• **Supplied material**
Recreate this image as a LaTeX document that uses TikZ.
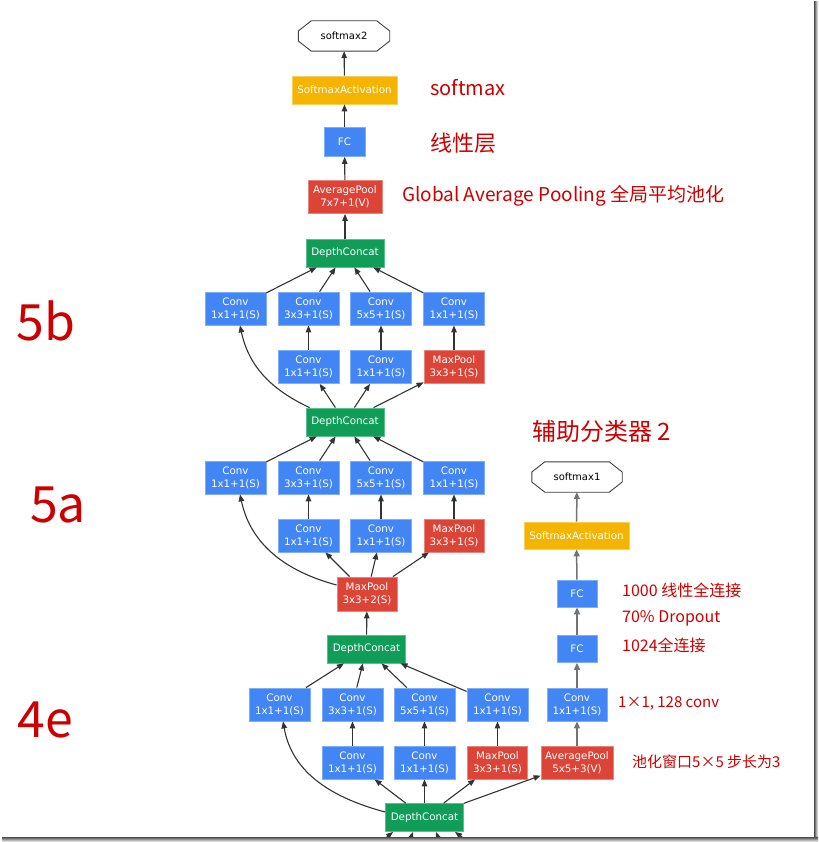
\documentclass[tikz,border=0pt]{standalone}
\usepackage{fontspec}
\newfontfamily\dv{DejaVu Sans}
\newfontfamily\cjk{Noto Sans CJK SC}
\usetikzlibrary{arrows.meta,calc}
\definecolor{gblue}{HTML}{4285F4}
\definecolor{gbluel}{HTML}{7FAEF8}
\definecolor{gred}{HTML}{DB4437}
\definecolor{gredl}{HTML}{E8847A}
\definecolor{ggreen}{HTML}{0F9D58}
\definecolor{ggreenl}{HTML}{5CBE8C}
\definecolor{gyellow}{HTML}{F4B400}
\definecolor{gyellowl}{HTML}{F8CF5C}
\definecolor{hand}{HTML}{CC0000}
\definecolor{edgec}{HTML}{333333}
\tikzset{
  box/.style={rectangle, text=white, font=\dv\fontsize{10.3}{13}\selectfont, align=center, inner sep=0pt, line width=0.8pt},
  bluebox/.style={box, fill=gblue, draw=gbluel, minimum width=61pt, minimum height=33pt},
  redbox/.style={box, fill=gred, draw=gredl, minimum width=60pt, minimum height=33pt},
  concatbox/.style={box, fill=ggreen, draw=ggreenl, minimum width=78pt, minimum height=28pt},
  yellowbox/.style={box, fill=gyellow, draw=gyellowl, minimum width=105pt, minimum height=28pt},
  fcbox/.style={box, fill=gblue, draw=gbluel, minimum width=41pt, minimum height=28pt},
  octnode/.style={rectangle, minimum width=91pt, minimum height=30pt, inner sep=0pt, font=\dv\fontsize{10}{11}\selectfont, text=black},
  conn/.style={draw=edgec, line width=1.1pt, -{Triangle[length=7pt,width=5.5pt]}},
  auxconn/.style={line width=1.5pt, -{Triangle[length=7pt,width=6pt]}, draw=black!55, color=black!55},
  anno/.style={text=hand, inner sep=0pt, anchor=west},
}
\newcommand{\octa}[1]{%
  \draw[black!75, line width=0.9pt] ($(#1.north west)+(13,0)$) -- ($(#1.north east)+(-13,0)$) -- ($(#1.east)+(0,5)$) -- ($(#1.east)+(0,-5)$) -- ($(#1.south east)+(-13,0)$) -- ($(#1.south west)+(13,0)$) -- ($(#1.west)+(0,-5)$) -- ($(#1.west)+(0,5)$) -- cycle;}
\begin{document}
\begin{tikzpicture}[x=1pt,y=1pt]
\clip (0,0) rectangle (818,-842);
\fill[white] (0,0) rectangle (818,-842);

% ---------- top chain ----------
\node[octnode] (sm2) at (344,-36) {softmax2};
\octa{sm2}
\node[yellowbox] (sa2) at (344.5,-90) {SoftmaxActivation};
\node[fcbox, minimum height=29pt] (fc2) at (344.5,-142) {FC};
\node[redbox, minimum width=74pt] (ap2) at (345,-197) {AveragePool\\7x7+1(V)};
\node[concatbox] (dc5b) at (345,-253) {DepthConcat};

% ---------- 5b ----------
\node[bluebox] (b1) at (235.5,-308.5) {Conv\\1x1+1(S)};
\node[bluebox] (b2) at (308.5,-308.5) {Conv\\3x3+1(S)};
\node[bluebox] (b3) at (381,-308.5) {Conv\\5x5+1(S)};
\node[bluebox] (b4) at (454,-308.5) {Conv\\1x1+1(S)};
\node[bluebox] (b5) at (308.5,-367) {Conv\\1x1+1(S)};
\node[bluebox] (b6) at (381,-367) {Conv\\1x1+1(S)};
\node[redbox] (b7) at (454,-367) {MaxPool\\3x3+1(S)};
\node[concatbox] (dc5a) at (345,-422) {DepthConcat};

% ---------- 5a ----------
\node[bluebox] (a1) at (235.5,-477.5) {Conv\\1x1+1(S)};
\node[bluebox] (a2) at (308.5,-477.5) {Conv\\3x3+1(S)};
\node[bluebox] (a3) at (381,-477.5) {Conv\\5x5+1(S)};
\node[bluebox] (a4) at (454,-477.5) {Conv\\1x1+1(S)};
\node[bluebox] (a5) at (308.5,-535.5) {Conv\\1x1+1(S)};
\node[bluebox] (a6) at (381,-535.5) {Conv\\1x1+1(S)};
\node[redbox] (a7) at (454,-535.5) {MaxPool\\3x3+1(S)};
\node[redbox, minimum height=34pt] (mp) at (367,-594) {MaxPool\\3x3+2(S)};
\node[concatbox] (dc4e) at (366.5,-649) {DepthConcat};

% ---------- 4e ----------
\node[bluebox] (e1) at (279.5,-704.5) {Conv\\1x1+1(S)};
\node[bluebox] (e2) at (352.5,-704.5) {Conv\\3x3+1(S)};
\node[bluebox] (e3) at (424.5,-704.5) {Conv\\5x5+1(S)};
\node[bluebox] (e4) at (497.5,-704.5) {Conv\\1x1+1(S)};
\node[bluebox] (e5) at (352.5,-762.5) {Conv\\1x1+1(S)};
\node[bluebox] (e6) at (424.5,-762.5) {Conv\\1x1+1(S)};
\node[redbox] (e7) at (497.5,-762.5) {MaxPool\\3x3+1(S)};
\node[concatbox] (dc4d) at (424.5,-817.5) {DepthConcat};

% ---------- auxiliary classifier ----------
\node[redbox, minimum width=72pt] (x1) at (577,-762.5) {AveragePool\\5x5+3(V)};
\node[bluebox, minimum width=60pt] (x2) at (577,-704.5) {Conv\\1x1+1(S)};
\node[fcbox, minimum width=40pt, minimum height=27pt] (x3) at (577,-649) {FC};
\node[fcbox, minimum width=40pt, minimum height=27pt] (x4) at (577,-593.5) {FC};
\node[yellowbox, minimum height=27pt] (x5) at (576.5,-535.5) {SoftmaxActivation};
\node[octnode, minimum width=90pt] (x6) at (577,-477) {softmax1};
\octa{x6}

% ---------- edges: top ----------
\draw[conn] (sa2) -- (sm2);
\draw[conn] (fc2) -- (sa2);
\draw[conn] (ap2) -- (fc2);
\draw[conn] (dc5b) -- (ap2);

% 5b
\foreach \n in {b1,b2,b3,b4} \draw[conn] (\n) -- (dc5b);
\draw[conn] (b5) -- (b2);
\draw[conn] (b6) -- (b3);
\draw[conn] (b7) -- (b4);
\foreach \n in {b5,b6,b7} \draw[conn] (dc5a) -- (\n);
\draw[conn] ($(dc5a.north west)+(4,0)$) to[out=155,in=-78] ($(b1.south)+(4.5,0)$);

% 5a
\foreach \n in {a1,a2,a3,a4} \draw[conn] (\n) -- (dc5a);
\draw[conn] (a5) -- (a2);
\draw[conn] (a6) -- (a3);
\draw[conn] (a7) -- (a4);
\foreach \n in {a5,a6,a7} \draw[conn] (mp) -- (\n);
\draw[conn] ($(mp.west)+(0,9)$) to[out=165,in=-78] ($(a1.south)+(4.5,0)$);
\draw[conn] (dc4e) -- (mp);

% 4e
\foreach \n in {e1,e2,e3,e4} \draw[conn] (\n) -- (dc4e);
\draw[conn] (e5) -- (e2);
\draw[conn] (e6) -- (e3);
\draw[conn] (e7) -- (e4);
\foreach \n in {e5,e6,e7} \draw[conn] (dc4d) -- (\n);
\draw[conn] ($(dc4d.west)+(0,5.5)$) to[out=165,in=-80] ($(e1.south)+(3.5,0)$);
\draw[conn] (dc4d) -- (x1);

% incoming from below
\coordinate (in1) at (376,-846);
\coordinate (in2) at (408,-846);
\coordinate (in3) at (441,-846);
\coordinate (in4) at (474,-846);
\draw[conn] (in1) -- ($(dc4d.south)+(-31.5,0)$);
\draw[conn] (in2) -- ($(dc4d.south)+(-11.5,0)$);
\draw[conn] (in3) -- ($(dc4d.south)+(11.5,0)$);
\draw[conn] (in4) -- ($(dc4d.south)+(30.5,0)$);

% aux chain
\draw[auxconn] (x1) -- (x2);
\draw[auxconn] (x2) -- (x3);
\draw[auxconn] (x3) -- (x4);
\draw[auxconn] (x4) -- (x5);
\draw[auxconn] (x5) -- (x6);

% ---------- handwritten annotations ----------
\node[anno, font=\cjk\fontsize{20}{20}\selectfont] (tsm) at (430,-88) {softmax};
\node[anno, font=\cjk\fontsize{22}{22}\selectfont] (tlin) at (430,-143) {线性层};
\node[anno, font=\cjk\fontsize{19}{19}\selectfont] (tgap) at (402,-196) {Global Average Pooling 全局平均池化};
\node[anno, font=\cjk\fontsize{24}{24}\selectfont] (taux) at (532,-431) {辅助分类器 2};
\node[anno, font=\cjk\fontsize{16}{16}\selectfont] (t1000) at (622,-590) {1000 线性全连接};
\node[anno, font=\cjk\fontsize{16}{16}\selectfont] (tdrop) at (622,-618) {70\% Dropout};
\node[anno, font=\cjk\fontsize{16}{16}\selectfont] (t1024) at (622,-645) {1024全连接};
\node[anno, font=\cjk\fontsize{15}{15}\selectfont] (tconv) at (618,-703) {1×1, 128 conv};
\node[anno, font=\cjk\fontsize{15}{15}\selectfont] (tpool) at (632,-762) {池化窗口5×5 步长为3};
\node[text=hand, inner sep=0pt, font=\cjk\fontsize{50}{50}\selectfont] (t5b) at (46,-321) {5b};
\node[text=hand, inner sep=0pt, font=\cjk\fontsize{50}{50}\selectfont] (t5a) at (58,-505) {5a};
\node[text=hand, inner sep=0pt, font=\cjk\fontsize{50}{50}\selectfont] (t4e) at (45,-720) {4e};

% ---------- frame shadow ----------
\shade[left color=black!70, right color=white] (814,-2) rectangle (818,-842);
\shade[top color=black!70, bottom color=white] (2,-837) rectangle (818,-842);
\end{tikzpicture}
\end{document}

• **Your goal**
Repeat only what lies between the start of the data and the end of the line containing "(dc5b) at (345,-253)", exactly, with pictures left out.

• **Right answer**
Recreate this image as a LaTeX document that uses TikZ.
\documentclass[tikz,border=0pt]{standalone}
\usepackage{fontspec}
\newfontfamily\dv{DejaVu Sans}
\newfontfamily\cjk{Noto Sans CJK SC}
\usetikzlibrary{arrows.meta,calc}
\definecolor{gblue}{HTML}{4285F4}
\definecolor{gbluel}{HTML}{7FAEF8}
\definecolor{gred}{HTML}{DB4437}
\definecolor{gredl}{HTML}{E8847A}
\definecolor{ggreen}{HTML}{0F9D58}
\definecolor{ggreenl}{HTML}{5CBE8C}
\definecolor{gyellow}{HTML}{F4B400}
\definecolor{gyellowl}{HTML}{F8CF5C}
\definecolor{hand}{HTML}{CC0000}
\definecolor{edgec}{HTML}{333333}
\tikzset{
  box/.style={rectangle, text=white, font=\dv\fontsize{10.3}{13}\selectfont, align=center, inner sep=0pt, line width=0.8pt},
  bluebox/.style={box, fill=gblue, draw=gbluel, minimum width=61pt, minimum height=33pt},
  redbox/.style={box, fill=gred, draw=gredl, minimum width=60pt, minimum height=33pt},
  concatbox/.style={box, fill=ggreen, draw=ggreenl, minimum width=78pt, minimum height=28pt},
  yellowbox/.style={box, fill=gyellow, draw=gyellowl, minimum width=105pt, minimum height=28pt},
  fcbox/.style={box, fill=gblue, draw=gbluel, minimum width=41pt, minimum height=28pt},
  octnode/.style={rectangle, minimum width=91pt, minimum height=30pt, inner sep=0pt, font=\dv\fontsize{10}{11}\selectfont, text=black},
  conn/.style={draw=edgec, line width=1.1pt, -{Triangle[length=7pt,width=5.5pt]}},
  auxconn/.style={line width=1.5pt, -{Triangle[length=7pt,width=6pt]}, draw=black!55, color=black!55},
  anno/.style={text=hand, inner sep=0pt, anchor=west},
}
\newcommand{\octa}[1]{%
  \draw[black!75, line width=0.9pt] ($(#1.north west)+(13,0)$) -- ($(#1.north east)+(-13,0)$) -- ($(#1.east)+(0,5)$) -- ($(#1.east)+(0,-5)$) -- ($(#1.south east)+(-13,0)$) -- ($(#1.south west)+(13,0)$) -- ($(#1.west)+(0,-5)$) -- ($(#1.west)+(0,5)$) -- cycle;}
\begin{document}
\begin{tikzpicture}[x=1pt,y=1pt]
\clip (0,0) rectangle (818,-842);
\fill[white] (0,0) rectangle (818,-842);

% ---------- top chain ----------
\node[octnode] (sm2) at (344,-36) {softmax2};
\octa{sm2}
\node[yellowbox] (sa2) at (344.5,-90) {SoftmaxActivation};
\node[fcbox, minimum height=29pt] (fc2) at (344.5,-142) {FC};
\node[redbox, minimum width=74pt] (ap2) at (345,-197) {AveragePool\\7x7+1(V)};
\node[concatbox] (dc5b) at (345,-253) {DepthConcat};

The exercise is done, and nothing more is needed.